Immigration files containing a wealth of information collected by US border agents, some of it dating from the late 19th century, will be open to the public soon and permanently preserved, providing intriguing nuggets about famous immigrants and visitors such as Alfred Hitchcock and Salvador Dali.
But to millions of Americans, the real treasure will be clues about their own families’ histories in the photographs, letters, interrogation transcripts and recordings that reflect the intense scrutiny faced by those trying to enter the US during an era when it waged two world wars and adopted increasingly restrictive immigration policies.
Under an agreement signed this year, the files, on some 53 million people, will be gradually turned over by the Department of Homeland Security to the National Archives and Records Administration, beginning next year. The material, accounting for what officials describe as the largest addition of individual immigration records in the archives’ history, will be indexed and made available to anyone.
At present, members of the public typically gain access to the documents, known as the Alien Files, by submitting a Freedom of Information Act request. But that is a cumbersome process and can take months to produce documents — and even then only photocopies, not originals. Jeanie Low, a private consultant to family historians, says this deters amateur genealogists unfamiliar with navigating government bureaucracy.

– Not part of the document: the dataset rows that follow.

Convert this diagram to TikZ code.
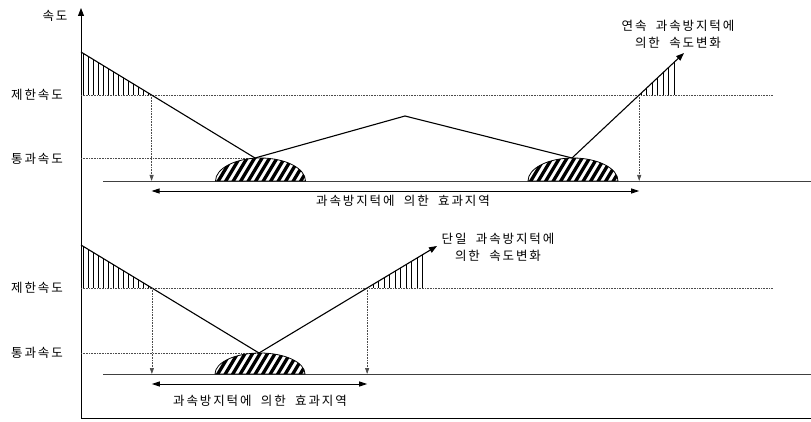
\documentclass[tikz,border=0pt]{standalone}
\usepackage{fontspec}
\newfontfamily\kr[LetterSpace=15]{Noto Sans CJK KR}
\usetikzlibrary{arrows.meta,calc}
\tikzset{
  lbl/.style={font=\kr\fontsize{12.5}{17}\selectfont, inner sep=0pt, align=center},
  speed/.style={line width=1.1pt, black},
  speedarr/.style={speed, -{Triangle[length=8pt,width=6pt]}},
  road/.style={line width=0.9pt, black!75},
  guide/.style={line width=0.7pt, black!70, dash pattern=on 1pt off 0.6pt},
  guidearr/.style={guide, -{Triangle[length=6pt,width=4pt]}},
  zonearr/.style={line width=0.9pt, black, {Triangle[length=8pt,width=5pt]}-{Triangle[length=8pt,width=5pt]}},
  axis/.style={line width=0.9pt, black, -{Triangle[length=8pt,width=6pt]}},
  hatch/.style={line width=0.7pt, black},
}
\newcommand{\hump}[2]{% center x, base y
  \begin{scope}
    \path[clip] (#1pt-45pt,#2) arc[start angle=180,end angle=0,x radius=45pt,y radius=23pt] -- cycle;
    \foreach \i in {-80,-72.5,...,80} {
      \draw[line width=3.3pt] ({#1+\i-12},{#2+8}) -- ({#1+\i+12},{#2-32});
    }
  \end{scope}
  \draw[line width=0.8pt] (#1pt-45pt,#2) arc[start angle=180,end angle=0,x radius=45pt,y radius=23pt] -- cycle;
}
\begin{document}
\begin{tikzpicture}[x=1pt,y=-1pt]
\useasboundingbox (0,0) rectangle (811,422);
\clip (0,0) rectangle (811,422);

% axes
\coordinate (O) at (81,418);
\coordinate (Ytop) at (81,8);
\coordinate (Xend) at (819,418);
\draw[axis] (O) -- (Ytop);
\draw[axis] (O) -- (Xend);
\node[lbl] (ylab) at (55,16) {속도};

% ---------- top graph ----------
\coordinate (T0) at (81,52);
\coordinate (T1) at (255,158);
\coordinate (T2) at (405,116);
\coordinate (T3) at (572,158);
\coordinate (T4) at (684,53);
\coordinate (LL1) at (81,95);
\coordinate (LL2) at (773,95);
\coordinate (PL1) at (81,158);
\coordinate (R1) at (103,181);
\coordinate (R2) at (811,181);
\coordinate (ey) at (0,191);
\coordinate (TA) at (intersection of T0--T1 and LL1--LL2);
\coordinate (TB) at (intersection of T3--T4 and LL1--LL2);
\coordinate (TH) at (676,95);
\coordinate (THu) at (676,0);
\coordinate (TT) at (intersection of T3--T4 and TH--THu);

% hatching
\begin{scope}
  \clip (T0) -- (TA) -- (LL1) -- cycle;
  \foreach \x in {83,88,...,150} \draw[hatch] (\x,40) -- (\x,95);
\end{scope}
\begin{scope}
  \clip (TB) -- (TT) -- ($(TH)+(0.5,0)$) -- cycle;
  \foreach \x in {641,646.5,...,677} \draw[hatch] (\x,40) -- (\x,95);
\end{scope}

\draw[guide] (LL1) -- (LL2);
\draw[guide] (PL1) -- (T1);
\draw[road] (R1) -- (R2);
\hump{260.5}{181}
\hump{573}{181}
\draw[speed] (T0) -- (T1) -- (T2) -- (T3);
\draw[speedarr] (T3) -- (T4);
\draw[guidearr] (TA) -- (TA |- R1);
\draw[guidearr] (TB) -- (TB |- R1);
\draw[zonearr] (TA |- ey) -- (TB |- ey);
\node[lbl] (zt) at (403,201) {과속방지턱에\ \ 의한\ \ 효과지역};
\node[lbl] (lt1) at (37,95) {제한속도};
\node[lbl] (pt1) at (37,159) {통과속도};
\node[lbl] (ct) at (678,34) {연속\ \ 과속방지턱에\\의한\ \ 속도변화};

% ---------- bottom graph ----------
\coordinate (B0) at (81,245);
\coordinate (B1) at (259,353);
\coordinate (B2) at (437,246);
\coordinate (BL1) at (81,288);
\coordinate (BL2) at (773,288);
\coordinate (BP1) at (81,353);
\coordinate (BR1) at (103,374);
\coordinate (BR2) at (811,374);
\coordinate (bey) at (0,384);
\coordinate (BA) at (intersection of B0--B1 and BL1--BL2);
\coordinate (BB) at (intersection of B1--B2 and BL1--BL2);
\coordinate (BH) at (428,288);
\coordinate (BHu) at (428,200);
\coordinate (BT) at (intersection of B1--B2 and BH--BHu);

\begin{scope}
  \clip (B0) -- (BA) -- (BL1) -- cycle;
  \foreach \x in {83,88,...,155} \draw[hatch] (\x,235) -- (\x,288);
\end{scope}
\begin{scope}
  \clip (BB) -- (BT) -- ($(BH)+(0.5,0)$) -- cycle;
  \foreach \x in {373,378.5,...,429} \draw[hatch] (\x,235) -- (\x,288);
\end{scope}

\draw[guide] (BL1) -- (BL2);
\draw[guide] (BP1) -- (B1);
\draw[road] (BR1) -- (BR2);
\begin{scope}
  \path[clip] (215pt,374) arc[start angle=180,end angle=0,x radius=45pt,y radius=21pt] -- cycle;
  \foreach \i in {-80,-72.5,...,80} \draw[line width=3.3pt] ({260+\i-12},382) -- ({260+\i+12},342);
\end{scope}
\draw[line width=0.8pt] (215pt,374) arc[start angle=180,end angle=0,x radius=45pt,y radius=21pt] -- cycle;
\draw[speed] (B0) -- (B1);
\draw[speedarr] (B1) -- (B2);
\draw[guidearr] (BA) -- (BA |- BR1);
\draw[guidearr] (BB) -- (BB |- BR1);
\draw[zonearr] (BA |- bey) -- (BB |- bey);
\node[lbl] (zb) at (260,401) {과속방지턱에\ \ 의한\ \ 효과지역};
\node[lbl] (lt2) at (37,288) {제한속도};
\node[lbl] (pt2) at (37,353) {통과속도};
\node[lbl] (cb) at (498,247) {단일\ \ 과속방지턱에\\의한\ \ 속도변화};
\end{tikzpicture}
\end{document}
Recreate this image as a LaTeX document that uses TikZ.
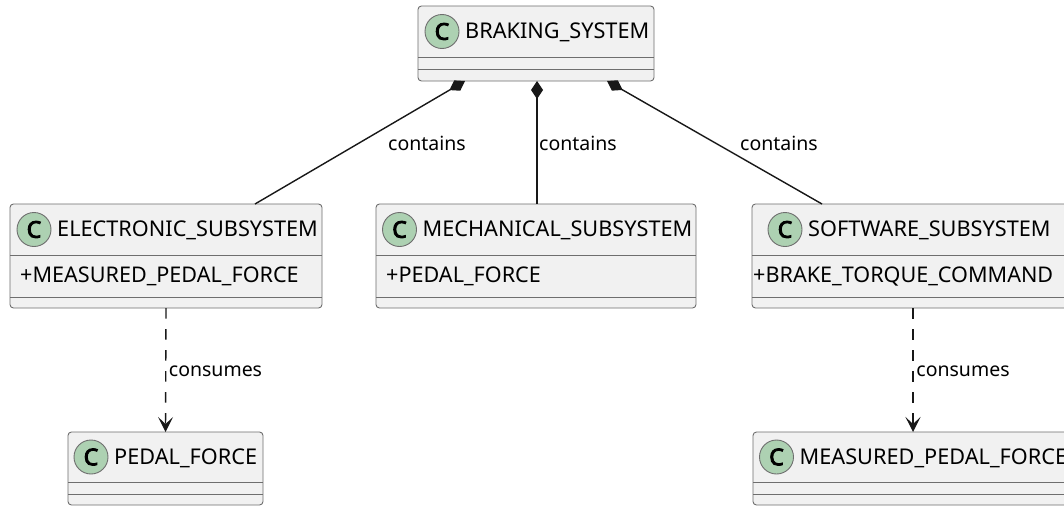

That is how Thelma Lai Chang obtained the 103-page file detailing immigration officials’ interviews with her father, who immigrated from China as a 12-year-old in 1922. Under the Chinese Exclusion Act, most Chinese were then barred from entering the US, and her father used a fake identity, claiming to be the son of a family already in the country.
“I cried, because these are real documents,” said Chang, who keeps a copy of her father’s Alien File in her desk drawer at her San Francisco home. “All these years, my dad used to talk about how he came, and this is proof to me of what he went through. I mean, all these questions for a little kid.”
The decision to preserve the files is a victory for historical and immigrant groups that had been concerned because federal regulations permitted the government to destroy them once they were 75 years old.
The files contain a trove of information for historians of all fields. The file on Dali, for example, the Spanish surrealist who fled to the US at the onset of World War II, contains more than 40 pages of travel documents.
But the material will be particularly significant to the descendants of persecuted immigrants like Jews who fled Europe before World War II.
“For so many of us, this is all that exists,” said Rodger Rosenberg, whose great-grandparents escaped pogroms in Eastern Europe at the turn of the century. “So much was lost.”
The public demand for access to government records like these has been fueled by Web sites, including Ancestry.com and Footnote.com, which have made it easier for people to do research even if they have no formal genealogical background.
“Before, it was just microfilm, constantly microfilm, going through hours of microfilm,” said Adele Macher of Baltimore, who has been researching her family’s Italian roots for 17 years. Once started, the research becomes almost an addiction, Macher said as she pored over her great-aunt’s Alien File, obtained under the Freedom of Information Act.